**What needs to be done**
Tally every line featuring "script", then give that tally alone.

═════ Listing ═════

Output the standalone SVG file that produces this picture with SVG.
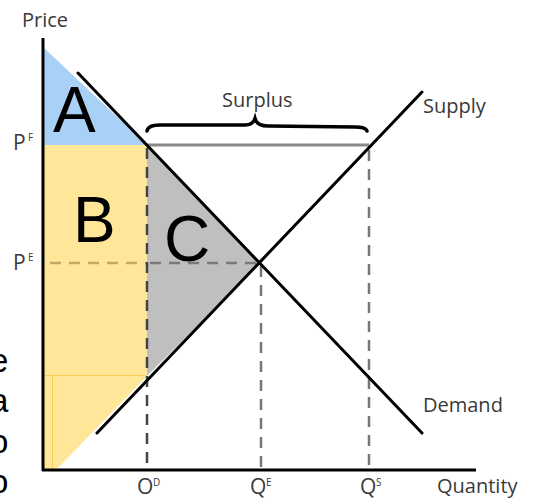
<svg xmlns="http://www.w3.org/2000/svg" width="537" height="499" viewBox="0 0 537 499">
<style>
.lbl{font-family:"Open Sans","Liberation Sans",sans-serif;font-size:20px;fill:#3a3a3a}
.plb{font-family:"Open Sans","Liberation Sans",sans-serif;font-size:21px;fill:#3a3a3a}
.sup{font-family:"Open Sans","Liberation Sans",sans-serif;font-size:10px;fill:#3a3a3a}
.big{font-family:"Liberation Sans",Arial,sans-serif;font-size:64px;fill:#000}
.cut{font-family:"Liberation Sans",Arial,sans-serif;font-size:33px;fill:#000}
.axis{stroke:#000;stroke-width:3;fill:none}
.curve{stroke:#000;stroke-width:3;fill:none;stroke-linecap:round}
.dash{stroke-width:2.5;fill:none;stroke-dasharray:11 8}
</style>
<rect width="537" height="499" fill="#fff"/>
<g id="areas">
  <polygon id="areaA" points="43,47 147,145 43,145" fill="#A9D0F5"/>
  <polygon id="areaB" points="43,145 147,145 147,376 55,471 43,471" fill="#FFE699"/>
  <polygon id="areaC" points="147,145 261,263 147,376" fill="#BFBFBF"/>
  <path d="M43,375.5 H146 M52.5,375 V471" stroke="#F5C842" stroke-width="1" fill="none" opacity="0.8"/>
</g>
<g id="guides">
  <line x1="147" y1="145" x2="369" y2="145" stroke="#8a8a8a" stroke-width="3"/>
  <line x1="50" y1="263" x2="147" y2="263" class="dash" stroke="#BFAA66" stroke-width="3" stroke-dasharray="10 8"/>
  <line x1="150" y1="263" x2="261" y2="263" class="dash" stroke="#7a7a7a" stroke-width="3" stroke-dasharray="10 8"/>
  <line x1="147" y1="148" x2="147" y2="470" class="dash" stroke="#444" stroke-width="2"/>
  <line x1="261" y1="266" x2="261" y2="470" class="dash" stroke="#777" stroke-width="3"/>
  <line x1="369" y1="150" x2="369" y2="470" class="dash" stroke="#777" stroke-width="3"/>
</g>
<g id="curves">
  <line id="demand" x1="78" y1="73" x2="422" y2="433" class="curve"/>
  <line id="supply" x1="97" y1="433" x2="422" y2="92" class="curve"/>
  <path id="brace" d="M147,131 Q148,125 160,125 L245,125 Q253,125 255,118.5 Q257,126 268,126 L355,127 Q366,127 367,131" stroke="#000" stroke-width="3.5" fill="none" stroke-linecap="round"/>
</g>
<g id="axes">
  <line x1="43" y1="38" x2="43" y2="471" class="axis"/>
  <line x1="42" y1="470" x2="476" y2="470" class="axis"/>
</g>
<g id="labels">
  <text class="lbl" x="22" y="27">Price</text>
  <text class="lbl" x="222" y="107">Surplus</text>
  <text class="lbl" x="423" y="113">Supply</text>
  <text class="lbl" x="423" y="412">Demand</text>
  <text class="lbl" x="437" y="493">Quantity</text>
  <text class="plb" x="13" y="150">P</text><text class="sup" x="28" y="141">F</text>
  <text class="plb" x="13" y="270">P</text><text class="sup" x="28" y="261">E</text>
  <text class="plb" x="137" y="494">O</text><text class="sup" x="153" y="486">D</text>
  <text class="plb" x="250" y="494">Q</text><text class="sup" x="266" y="486">E</text>
  <text class="plb" x="360" y="494">Q</text><text class="sup" x="376" y="486">S</text>
</g>
<g id="letters">
  <text class="big" x="53" y="132">A</text>
  <text class="big" x="73" y="242">B</text>
  <text class="big" x="164" y="261">C</text>
</g>
<g id="cutoff">
  <text class="cut" x="-10" y="372">e</text>
  <text class="cut" x="-10" y="412">a</text>
  <text class="cut" x="-10" y="453">o</text>
  <text class="cut" x="-10" y="493">o</text>
</g>
</svg>
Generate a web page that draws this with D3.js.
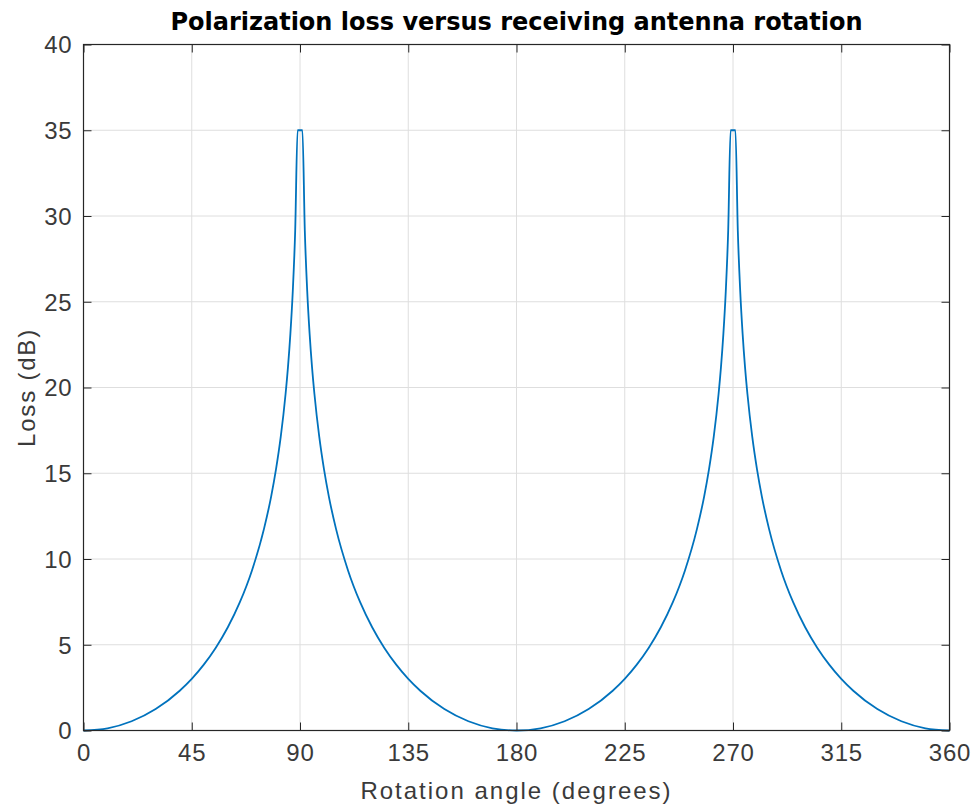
<!DOCTYPE html>
<html><head><meta charset="utf-8">
<script src="https://cdn.jsdelivr.net/npm/d3@7"></script>
<style>body{margin:0;background:#fff;}svg{display:block;font-family:"Liberation Sans",Arial,sans-serif;}</style>
</head><body><svg id="c" width="975" height="810"></svg>
<script>
const angles = [0,10,20,30,40,45,50,55,60,65,70,75,78,80,82,84,85,86,87,88,89,90,91,92,93,94,95,96,98,100,102,105,110,115,120,125,130,135,140,150,160,170,
180,190,200,210,220,225,230,235,240,245,250,255,258,260,262,264,265,266,267,268,269,270,271,272,273,274,275,276,278,280,282,285,290,295,300,305,310,315,320,330,340,350,360];
const loss = [0,0.13,0.54,1.25,2.32,3.01,3.84,4.83,6.02,7.48,9.32,11.74,13.64,15.21,17.13,19.62,21.19,23.13,25.62,29.14,35,35,35,29.14,25.62,23.13,21.19,19.62,17.13,15.21,13.64,11.74,9.32,7.48,6.02,4.83,3.84,3.01,2.32,1.25,0.54,0.13,
0,0.13,0.54,1.25,2.32,3.01,3.84,4.83,6.02,7.48,9.32,11.74,13.64,15.21,17.13,19.62,21.19,23.13,25.62,29.14,35,35,35,29.14,25.62,23.13,21.19,19.62,17.13,15.21,13.64,11.74,9.32,7.48,6.02,4.83,3.84,3.01,2.32,1.25,0.54,0.13,0];
const xTicks = [0,45,90,135,180,225,270,315,360];
const yTicks = [0,5,10,15,20,25,30,35,40];
const titleText = "Polarization loss versus receiving antenna rotation";
const xLabel = "Rotation angle (degrees)";
const yLabel = "Loss (dB)";

const L=83.5,R=949.5,T=44.5,B=730.5;
const svg=d3.select("#c");
const x=d3.scaleLinear().domain([0,360]).range([L,R]);
const y=d3.scaleLinear().domain([0,40]).range([B,T]);
const axc="#262626", txc="#3a3a3a";
// grid
svg.append("g").selectAll("line").data(xTicks).join("line")
 .attr("x1",d=>x(d)).attr("x2",d=>x(d)).attr("y1",T).attr("y2",B)
 .attr("stroke","#dedede").attr("stroke-width",1);
svg.append("g").selectAll("line").data(yTicks).join("line")
 .attr("y1",d=>y(d)).attr("y2",d=>y(d)).attr("x1",L).attr("x2",R)
 .attr("stroke","#dedede").attr("stroke-width",1);
// line
const data=angles.map((a,i)=>[a,loss[i]]);
svg.append("path").datum(data)
 .attr("d",d3.line().x(d=>x(d[0])).y(d=>y(d[1])).curve(d3.curveMonotoneX))
 .attr("fill","none").attr("stroke","#0072BD").attr("stroke-width",1.8);
// axes
const ax=svg.append("g").attr("transform",`translate(0,${B})`)
 .call(d3.axisBottom(x).tickValues(xTicks).tickSize(-8).tickPadding(13).tickFormat(d3.format("d")));
const ay=svg.append("g").attr("transform",`translate(${L},0)`)
 .call(d3.axisLeft(y).tickValues(yTicks).tickSize(-8).tickPadding(11).tickFormat(d3.format("d")));
const axt=svg.append("g").attr("transform",`translate(0,${T})`)
 .call(d3.axisTop(x).tickValues(xTicks).tickSize(-8).tickFormat(""));
const ayr=svg.append("g").attr("transform",`translate(${R},0)`)
 .call(d3.axisRight(y).tickValues(yTicks).tickSize(-8).tickFormat(""));
[ax,ay,axt,ayr].forEach(g=>{
 g.selectAll("path").remove();
 g.selectAll("line").attr("stroke",axc).attr("stroke-width",1);
 g.selectAll("text").attr("fill",txc).style("font-size","24px").style("letter-spacing","0.8px").style("font-family","Liberation Sans, Arial, sans-serif");
});
svg.append("rect").attr("x",L).attr("y",T).attr("width",R-L).attr("height",B-T)
 .attr("fill","none").attr("stroke",axc).attr("stroke-width",1.2);
ay.selectAll("text").attr("dy","0.35em");
ax.selectAll("text").attr("dy","0.71em");
svg.append("text").attr("x",(L+R)/2).attr("y",30).attr("text-anchor","middle")
 .style("font-family","DejaVu Sans, Verdana, sans-serif")
 .style("font-weight","bold").style("font-size","24px").attr("fill","#000").text(titleText);
svg.append("text").attr("x",(L+R)/2).attr("y",799).attr("text-anchor","middle")
 .style("font-size","24px").style("letter-spacing","2px").attr("fill",txc).text(xLabel);
svg.append("text").attr("transform",`translate(35,${(T+B)/2}) rotate(-90)`).attr("text-anchor","middle")
 .style("font-size","24px").style("letter-spacing","1.8px").attr("fill",txc).text(yLabel);
</script></body></html>
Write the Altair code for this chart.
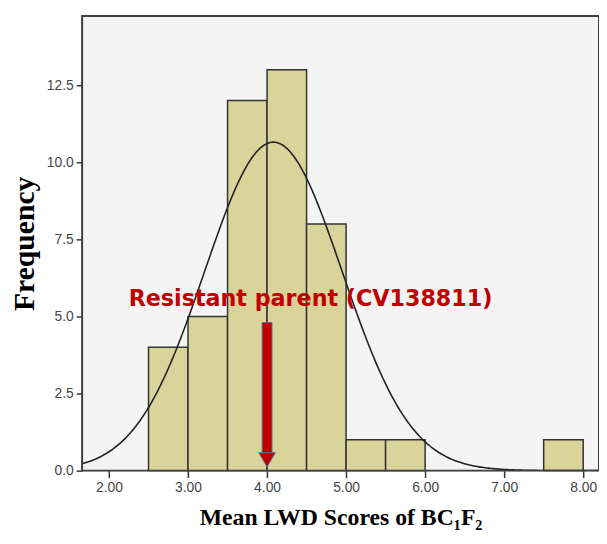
import altair as alt
import pandas as pd

# Histogram bins (Mean LWD score) and frequencies
bin_start = [2.5, 3.0, 3.5, 4.0, 4.5, 5.0, 5.5, 7.5]
bin_end = [3.0, 3.5, 4.0, 4.5, 5.0, 5.5, 6.0, 8.0]
counts = [4, 5, 12, 13, 8, 1, 1, 1]

# Fitted normal curve parameters
curve_mean = 4.08
curve_sd = 0.87
curve_peak = 10.65

# Annotation
parent_score = [4.0]
arrow_top = [4.8]
label_text = ["Resistant parent (CV138811)"]
label_x = [4.55]
label_y = [5.55]

x_ticks = [2, 3, 4, 5, 6, 7, 8]
y_ticks = [0, 2.5, 5, 7.5, 10, 12.5]

XDOM = [1.66, 8.2]
YDOM = [0, 14.74]

bars_df = pd.DataFrame({"start": bin_start, "end": bin_end, "count": counts})

xscale = alt.Scale(domain=XDOM, nice=False, zero=False, padding=0)
yscale = alt.Scale(domain=YDOM, nice=False, padding=0)

xaxis = alt.Axis(
    values=x_ticks, format=".2f", title="Mean LWD Scores of BC₁F₂",
    titleFont="Liberation Serif", titleFontSize=24, titleFontWeight="bold",
    titleColor="black", titlePadding=12, labelFont="Liberation Sans",
    labelFontSize=14, labelColor="#444", labelPadding=3, tickSize=7,
    tickColor="#333", tickWidth=1.5, domain=False, grid=False,
)
yaxis = alt.Axis(
    values=y_ticks, format=".1f", title="Frequency",
    titleFont="Liberation Serif", titleFontSize=30, titleFontWeight="bold",
    titleColor="black", titlePadding=7, labelFont="Liberation Sans",
    labelFontSize=14, labelColor="#444", labelPadding=3, tickSize=6,
    tickColor="#333", tickWidth=1.5, domain=False, grid=False,
)

one_row = pd.DataFrame({"a": [0]})

background = alt.Chart(one_row).mark_rect(
    fill="#f4f4f4", stroke=None
).encode(
    x=alt.datum(XDOM[0], scale=xscale, axis=xaxis),
    x2=alt.datum(XDOM[1]),
    y=alt.datum(YDOM[0], scale=yscale, axis=yaxis),
    y2=alt.datum(YDOM[1]),
)

bars = alt.Chart(bars_df).mark_bar(
    fill="#d9d49a", stroke="#333333", strokeWidth=1.5, opacity=1
).encode(
    x=alt.X("start:Q", scale=xscale, axis=xaxis),
    x2="end:Q",
    y=alt.Y("count:Q", scale=yscale, axis=yaxis),
    y2=alt.datum(0),
)

curve = alt.Chart(alt.sequence(XDOM[0], XDOM[1] + 0.001, 0.02, as_="x")).transform_calculate(
    y=f"{curve_peak}*exp(-pow(datum.x-{curve_mean},2)/(2*{curve_sd}*{curve_sd}))"
).mark_line(color="#222222", strokeWidth=1.6, clip=True).encode(
    x=alt.X("x:Q", scale=xscale),
    y=alt.Y("y:Q", scale=yscale),
)

arrow_df = pd.DataFrame({"x": parent_score, "top": arrow_top, "bot": [0.55], "head": [0.35]})

shaft = alt.Chart(arrow_df).mark_bar(
    color="#c00000", stroke="#5b6e9e", strokeWidth=1, width=10
).encode(
    x=alt.X("x:Q", scale=xscale),
    y=alt.Y("top:Q", scale=yscale),
    y2="bot:Q",
)

head = alt.Chart(arrow_df).mark_point(
    shape="triangle-down", filled=True, color="#c00000", stroke="#5b6e9e",
    strokeWidth=1, size=280, opacity=1
).encode(
    x=alt.X("x:Q", scale=xscale),
    y=alt.Y("head:Q", scale=yscale),
)

label_df = pd.DataFrame({"x": label_x, "y": label_y, "t": label_text})
label = alt.Chart(label_df).mark_text(
    font="DejaVu Sans", fontSize=22.5, fontWeight="bold", color="#c00000",
    align="center", baseline="middle"
).encode(
    x=alt.X("x:Q", scale=xscale),
    y=alt.Y("y:Q", scale=yscale),
    text="t:N",
)

frame = alt.Chart(one_row).mark_rect(
    fill=None, filled=False, stroke="#3f3f3f", strokeWidth=2
).encode(
    x=alt.datum(XDOM[0], scale=xscale),
    x2=alt.datum(XDOM[1]),
    y=alt.datum(YDOM[0], scale=yscale),
    y2=alt.datum(YDOM[1]),
)

chart = alt.layer(background, bars, curve, shaft, head, label, frame).properties(
    width=523, height=460,
    autosize=alt.AutoSizeParams(type="none"),
    padding={"left": 75, "top": 5, "right": 0, "bottom": 60},
).configure_view(
    fill="#f4f4f4", stroke="#3a3a3a", strokeWidth=2
).configure(background="white")

chart.save("out.html", embed_options={"renderer": "svg", "actions": False})
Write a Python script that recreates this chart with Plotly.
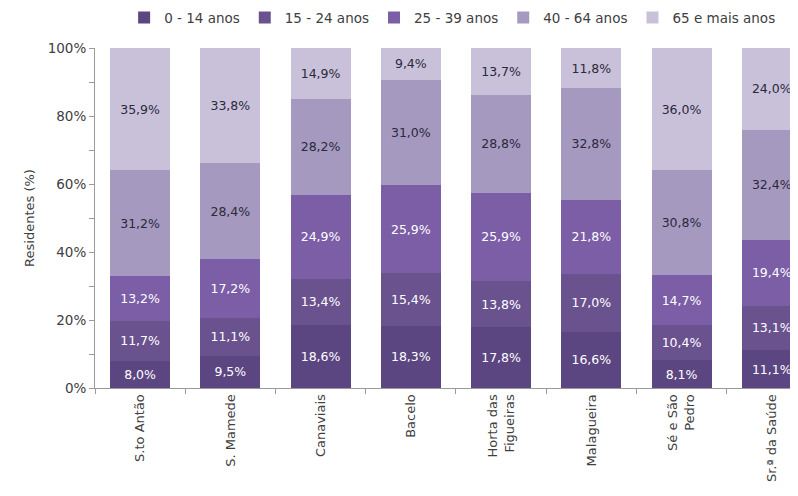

═════

**Completed task**
4